The normally assured German has seldom had to deal with such negativity in his two years at Anfield but with the club languishing in ninth place, 12 points adrift of leaders Manchester City, the pressure is cranking up.
Such is the roller coaster of modern football that reflections on Liverpool's 7-0 trouncing of Maribor in the Champions League last week have been crowded out by talk of their defensive frailties.
The statistics are damning.
The Reds have conceded more goals, 16 in nine games, than in any campaign since 1964-65 and allowed more on the road (15) than bottom side Crystal Palace (12).
Writing in the normally supportive Liverpool Echo, James Pearce said Sunday's display was the worst by a Liverpool side since the 6-1 hiding at Stoke in May 2015 when previous boss Brendan Rodgers' regime started to unravel.
Liverpool's defensive problems have been well documented, with doubts regularly aired about goalkeeper Simon Mignolet and whichever combination of defenders Klopp settles on. Each of Sunday's four goals stemmed from individual errors, some comically bad.
"The first (goal) would not happen if I was on the pitch but I am in the middle of the technical area in my trainers," said Klopp. "It is unbelievably easy to defend, to close the space, we only have to clear the ball, shoe it, we don't do it."
Even in the heat of post-match emotion, to infer that a 50-year-old manager can do a better job than a player does not reflect well.
Six months ago, Liverpool gave centre-half Dejan Lovren a new four-year deal, reported to be worth £100,000 (S$180,000) a week. If you include the £20 million they spent on buying him from Southampton, and his wages to date, that almost represents a £50 million investment in a player who on Sunday was so poor that he was substituted after 30 minutes.
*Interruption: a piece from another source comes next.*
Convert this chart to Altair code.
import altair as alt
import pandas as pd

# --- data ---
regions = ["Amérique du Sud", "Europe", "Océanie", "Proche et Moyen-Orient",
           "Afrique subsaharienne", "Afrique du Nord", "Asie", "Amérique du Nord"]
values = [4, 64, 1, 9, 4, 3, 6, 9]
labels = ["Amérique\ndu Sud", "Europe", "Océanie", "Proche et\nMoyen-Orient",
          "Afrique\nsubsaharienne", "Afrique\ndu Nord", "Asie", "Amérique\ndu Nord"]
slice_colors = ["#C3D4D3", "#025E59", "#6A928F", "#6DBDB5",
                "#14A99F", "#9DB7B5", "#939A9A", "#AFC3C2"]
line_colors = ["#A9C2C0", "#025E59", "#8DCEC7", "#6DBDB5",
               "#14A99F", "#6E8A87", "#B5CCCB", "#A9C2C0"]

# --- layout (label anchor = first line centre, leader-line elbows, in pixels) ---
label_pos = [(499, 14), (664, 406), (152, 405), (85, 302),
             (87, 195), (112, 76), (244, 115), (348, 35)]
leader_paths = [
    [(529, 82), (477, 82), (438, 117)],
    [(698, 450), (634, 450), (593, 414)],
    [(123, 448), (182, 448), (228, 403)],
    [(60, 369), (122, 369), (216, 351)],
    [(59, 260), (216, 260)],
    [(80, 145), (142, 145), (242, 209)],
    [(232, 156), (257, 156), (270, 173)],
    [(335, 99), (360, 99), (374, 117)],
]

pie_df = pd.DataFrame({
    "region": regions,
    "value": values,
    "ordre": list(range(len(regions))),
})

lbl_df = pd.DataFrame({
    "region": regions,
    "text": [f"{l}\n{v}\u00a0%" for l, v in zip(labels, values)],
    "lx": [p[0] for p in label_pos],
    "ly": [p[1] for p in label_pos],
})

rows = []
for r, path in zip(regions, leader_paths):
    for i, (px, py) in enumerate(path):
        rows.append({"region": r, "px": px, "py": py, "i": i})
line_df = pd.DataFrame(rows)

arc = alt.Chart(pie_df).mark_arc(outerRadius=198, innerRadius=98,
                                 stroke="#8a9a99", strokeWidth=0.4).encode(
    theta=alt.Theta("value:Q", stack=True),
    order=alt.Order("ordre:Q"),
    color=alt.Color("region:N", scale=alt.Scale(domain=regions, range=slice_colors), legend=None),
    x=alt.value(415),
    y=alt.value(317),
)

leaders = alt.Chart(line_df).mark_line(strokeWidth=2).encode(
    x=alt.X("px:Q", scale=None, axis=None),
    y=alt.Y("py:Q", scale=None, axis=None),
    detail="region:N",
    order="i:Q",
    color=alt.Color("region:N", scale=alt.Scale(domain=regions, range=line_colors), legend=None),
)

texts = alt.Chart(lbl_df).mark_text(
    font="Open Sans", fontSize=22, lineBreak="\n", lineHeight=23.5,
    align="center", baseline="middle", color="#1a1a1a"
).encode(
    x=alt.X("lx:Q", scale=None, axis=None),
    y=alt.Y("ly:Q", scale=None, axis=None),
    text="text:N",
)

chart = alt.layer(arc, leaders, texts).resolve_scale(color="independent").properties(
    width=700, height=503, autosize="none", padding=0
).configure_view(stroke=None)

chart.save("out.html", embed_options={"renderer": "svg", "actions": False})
"It was Dejan Lovren who took the walk of shame, but Jurgen Klopp could have taken his whole defence off after 31 minutes and returned them to the manufacturer as faulty goods," wrote Paul Hayward in The Telegraph.
Four of the back five on show predated Klopp's arrival, with Joel Matip, who arrived on a free transfer from Schalke, his only signing.
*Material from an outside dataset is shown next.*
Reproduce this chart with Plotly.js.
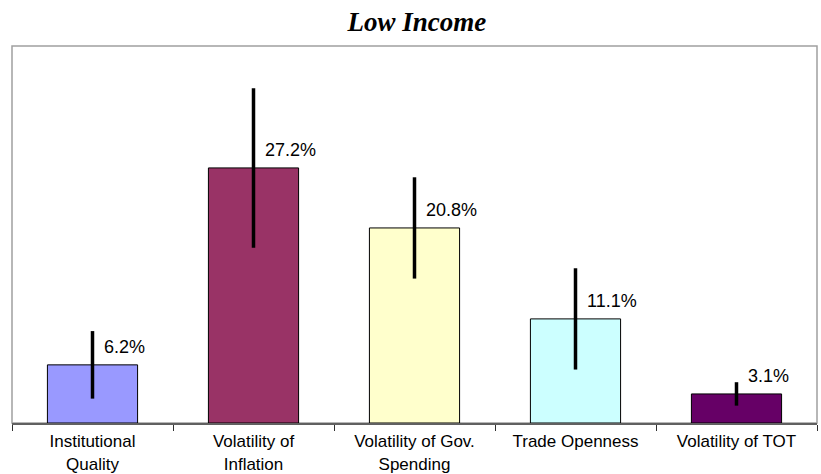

Andy Robertson, the one defender Klopp did pay money for, has seldom played since his £10 million move from Hull City.
It all adds up to a confusing picture with fans unsure whether to blame the inadequacies of individual players, Klopp's inability to coach defending, or sporting director Michael Edwards, who is in charge of player recruitment.
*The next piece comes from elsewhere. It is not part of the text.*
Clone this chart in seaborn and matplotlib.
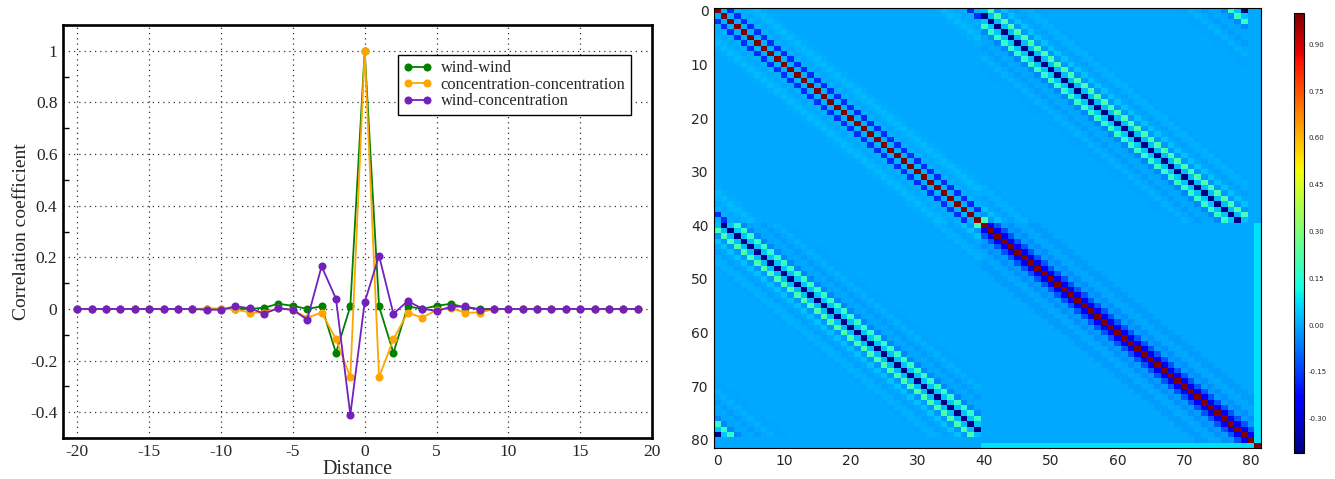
import numpy as np
import pandas as pd
import matplotlib
matplotlib.use('Agg')
import matplotlib.pyplot as plt
import seaborn as sns
from matplotlib.ticker import MultipleLocator

# correlation against distance (distance -20 to 19)
distance = list(range(-20, 20))
wind_wind = [0, 0, 0, 0, 0, 0, 0, 0, 0, 0.001, 0.001, 0, 0, 0.005, 0.02, 0.012, 0, 0.01, -0.17, 0.01,
             1.0, 0.01, -0.17, 0.01, 0, 0.012, 0.02, 0.005, 0, 0, 0, 0, 0, 0, 0, 0, 0, 0, 0, 0]
conc_conc = [0, 0, 0, 0, 0, 0, 0, 0, 0, -0.001, 0, -0.002, -0.014, -0.014, 0.003, -0.004, -0.034, -0.014, -0.117, -0.265,
             1.0, -0.265, -0.117, -0.014, -0.034, -0.004, 0.003, -0.014, -0.014, -0.001, 0, 0, 0, 0, 0, 0, 0, 0, 0, 0]
wind_conc = [0, 0, 0, 0, 0, 0, 0, 0, 0, -0.003, -0.003, 0.01, 0.003, -0.018, 0.003, -0.004, -0.041, 0.165, 0.04, -0.41,
             0.026, 0.206, -0.019, 0.031, 0.001, -0.008, 0.008, 0.01, -0.003, 0, 0, 0, 0, 0, 0, 0, 0, 0, 0, 0]

series_names = ['wind-wind', 'concentration-concentration', 'wind-concentration']
series_colors = ['#008000', '#ffa500', '#7320bd']
y_ticks = [-0.4, -0.2, 0, 0.2, 0.4, 0.6, 0.8, 1]
y_labels = ['-0.4', '-0.2', '0', '0.2', '0.4', '0.6', '0.8', '1']
x_ticks = [-20, -15, -10, -5, 0, 5, 10, 15, 20]
cbar_ticks = [-0.30, -0.15, 0.00, 0.15, 0.30, 0.45, 0.60, 0.75, 0.90]
n_wind = 40
n_total = 82
last_row_value = 0.08

df = pd.DataFrame({'distance': distance, series_names[0]: wind_wind,
                   series_names[1]: conc_conc, series_names[2]: wind_conc})
long_df = df.melt(id_vars='distance', var_name='pair', value_name='corr')

# matrix on the right: same lag profiles, periodic in the first 40 indices
ww = dict(zip(distance, wind_wind))
cc = dict(zip(distance, conc_conc))
wc = dict(zip(distance, wind_conc))


def wrap(d):
    return (d + 20) % n_wind - 20


matrix = np.zeros((n_total, n_total))
for i in range(n_wind):
    for j in range(n_wind):
        matrix[i, j] = ww[wrap(j - i)]
        matrix[i, j + n_wind] = wc[wrap(j - i)]
        matrix[j + n_wind, i] = wc[wrap(j - i)]
for i in range(n_wind, n_total - 1):
    for j in range(n_wind, n_total - 1):
        d = j - i
        matrix[i, j] = cc[d] if -20 <= d < 20 else 0
matrix[n_total - 1, n_wind:n_total - 1] = last_row_value
matrix[n_wind:n_total - 1, n_total - 1] = last_row_value
matrix[n_total - 1, n_total - 1] = 1.0

sns.set_style('white')
plt.rcParams['axes.unicode_minus'] = False

W, H = 1335, 479
fig = plt.figure(figsize=(W / 100, H / 100), dpi=100)


def px_axes(left, top, right, bottom):
    return fig.add_axes([left / W, 1 - bottom / H, (right - left) / W, (bottom - top) / H])


# left panel
ax = px_axes(63, 25, 652, 438)
sns.lineplot(data=long_df, x='distance', y='corr', hue='pair', hue_order=series_names,
             palette=series_colors, marker='o', markersize=5.8, markeredgewidth=0,
             linewidth=1.3, ax=ax, legend=False, zorder=3)
ax.set_xlim(-21, 20)
ax.set_ylim(-0.5, 1.1)
ax.set_xticks(x_ticks)
ax.set_xticklabels([str(t) for t in x_ticks], family='Liberation Serif', fontsize=12.5)
ax.set_yticks(y_ticks)
ax.set_yticklabels(y_labels, family='Liberation Serif', fontsize=12.5)
ax.yaxis.set_minor_locator(MultipleLocator(0.1))
ax.tick_params(axis='both', which='major', length=0, pad=4)
ax.tick_params(axis='y', which='minor', left=True, direction='in', length=4.5, width=1, color='black')
ax.grid(True, which='major', linestyle=(0, (1, 3.2)), color='#333333', linewidth=0.9)
ax.set_axisbelow(True)
for s in ax.spines.values():
    s.set_color('black')
    s.set_linewidth(1.9)
ax.set_xlabel('Distance', family='Liberation Serif', fontsize=14.5, labelpad=0.5)
ax.set_ylabel('Correlation coefficient', family='Liberation Serif', fontsize=14, labelpad=0)

handles = [plt.Line2D([], [], color=c, marker='o', markersize=5.8, markeredgewidth=0, linewidth=1.3)
           for c in series_colors]
leg = ax.legend(handles, series_names, numpoints=2, loc='upper left',
                bbox_to_anchor=((398 - 63) / 589, 1 - (55 - 25) / 413), borderaxespad=0,
                prop={'family': 'Liberation Serif', 'size': 11.9}, frameon=True, fancybox=False,
                framealpha=1, edgecolor='black', handlelength=1.75, handletextpad=0.5,
                labelspacing=0.03, borderpad=0.33)
leg.get_frame().set_linewidth(1)
leg.set_zorder(5)

# right panel
ax2 = px_axes(714, 8, 1261, 448)
cax = px_axes(1294, 13, 1304, 453)
sns.heatmap(matrix, cmap='jet', vmin=min(wind_conc), vmax=1.0, ax=ax2, cbar_ax=cax,
            cbar_kws={'ticks': cbar_ticks, 'format': '%.2f'}, xticklabels=False, yticklabels=False)
tick_pos = np.arange(0, 81, 10) + 0.5
ax2.set_xticks(tick_pos)
ax2.set_xticklabels(np.arange(0, 81, 10), fontsize=10, rotation=0)
ax2.set_yticks(tick_pos)
ax2.set_yticklabels(np.arange(0, 81, 10), fontsize=10, rotation=0)
ax2.tick_params(axis='both', direction='in', length=3, width=0.8, color='black', pad=4,
                top=True, right=True, bottom=True, left=True)
for s in ax2.spines.values():
    s.set_visible(True)
    s.set_color('black')
    s.set_linewidth(0.8)
cax.tick_params(direction='in', length=3, width=0.7, color='black', labelsize=5, pad=3, right=True)
cb = ax2.collections[0].colorbar
cb.outline.set_visible(True)
cb.outline.set_edgecolor('black')
cb.outline.set_linewidth(0.8)

fig.savefig('out.png', dpi=100)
Klopp's back line is not helped by a midfield pairing of Jordan Henderson and Emre Can who seldom shield in the way N'Golo Kante does at Chelsea, for example, while the Liverpool manager's indecision over his best goalkeeper has added to the air of fragility.
In the short term the only answer lies on the training ground.
"We have to prove we are better defenders than we showed," Klopp said. "I cannot fix it here but we will fix it. We have to work on it."